The error message "Script ID is invalid" doesn’t tell the user what was received or what valid IDs are. Prefer letting argparse validate via choices=... (or call parser.error(...)) so the CLI prints a helpful usage message and lists valid script IDs.
| parser.add_argument("id", help="ID of script to run") | ||
| args = parser.parse_args() | ||
| return args.id |
There was a problem hiding this comment.
The positional argument name id is ambiguous and reads like an internal identifier rather than a script selector. Consider renaming it to script_id and using choices so invalid values are rejected consistently at the parsing layer.
| parser.add_argument("id", help="ID of script to run") | |
| args = parser.parse_args() | |
| return args.id | |
| parser.add_argument( | |
| "script_id", | |
| help="ID of script to run", | |
| choices=["conflation-pipeline", "blob-storage-db-scan"], | |
| ) | |
| args = parser.parse_args() | |
| return args.script_id |
| path = path_service.create_virtual_filesystem_path( | ||
| storage_scheme="az", | ||
| release="2026-02-16.3", | ||
| container=StorageContainer.DATA, | ||
| theme=Theme.BUILDINGS, | ||
| region="*", |
There was a problem hiding this comment.
This entrypoint hard-codes release/theme/region/file pattern values, which makes the script difficult to reuse for other scans. Consider accepting these via CLI args/env vars (with sensible defaults) so the scan can be targeted without code changes.
| file_name="*.parquet" | ||
| ) | ||
|
|
||
| db_context.execute(f"SELECT count(*) AS count FROM read_parquet('{path}')") |
There was a problem hiding this comment.
The query result is not fetched/logged, so the script produces no observable output (and it’s easy to miss whether the scan actually succeeded). Consider fetching the count and logging/printing it (or otherwise surfacing scan completion).
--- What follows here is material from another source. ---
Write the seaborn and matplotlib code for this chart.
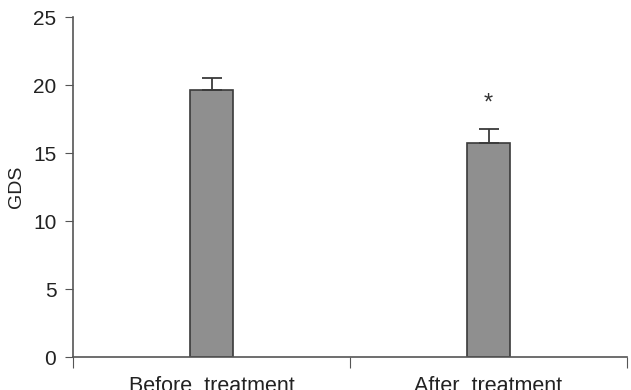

| db_context.execute(f"SELECT count(*) AS count FROM read_parquet('{path}')") | |
| result = db_context.execute(f"SELECT count(*) AS count FROM read_parquet('{path}')") | |
| row_count = result.fetchone()[0] | |
| print(f"Blob storage DB scan completed; row count: {row_count}") |
This pull request introduces a new entrypoint for running a blob storage database scan and refactors the way scripts are invoked via the command line. It also updates dependency injection wiring and makes a minor correction in threading initialization. The most important changes are grouped below:
Entrypoint and Script Invocation Improvements:
blob_storage_db_scaninsrc/presentation/entrypoints/blob_storage_db_scan.py, which scans parquet files in blob storage using DuckDB and a virtual filesystem path service.main.pyto useargparsefor selecting which script to run (conflation-pipelineorblob-storage-db-scan), improving extensibility and error handling for script IDs.docker-compose.ymlfile to add a new serviceblob_storage_db_scanand changed the command for the main service to accept script IDs as arguments.Dependency Injection and Wiring:
src/presentation/configuration/app_config.pyto include the newblob_storage_db_scanentrypoint.blob_storage_db_scanto the__init__.pyof the entrypoints module for easier imports.Minor Technical Fixes:
targetparameter in_initialize_threadinginmonitor.pyto acceptobject | Noneinstead of a callable, aligning with how it's used.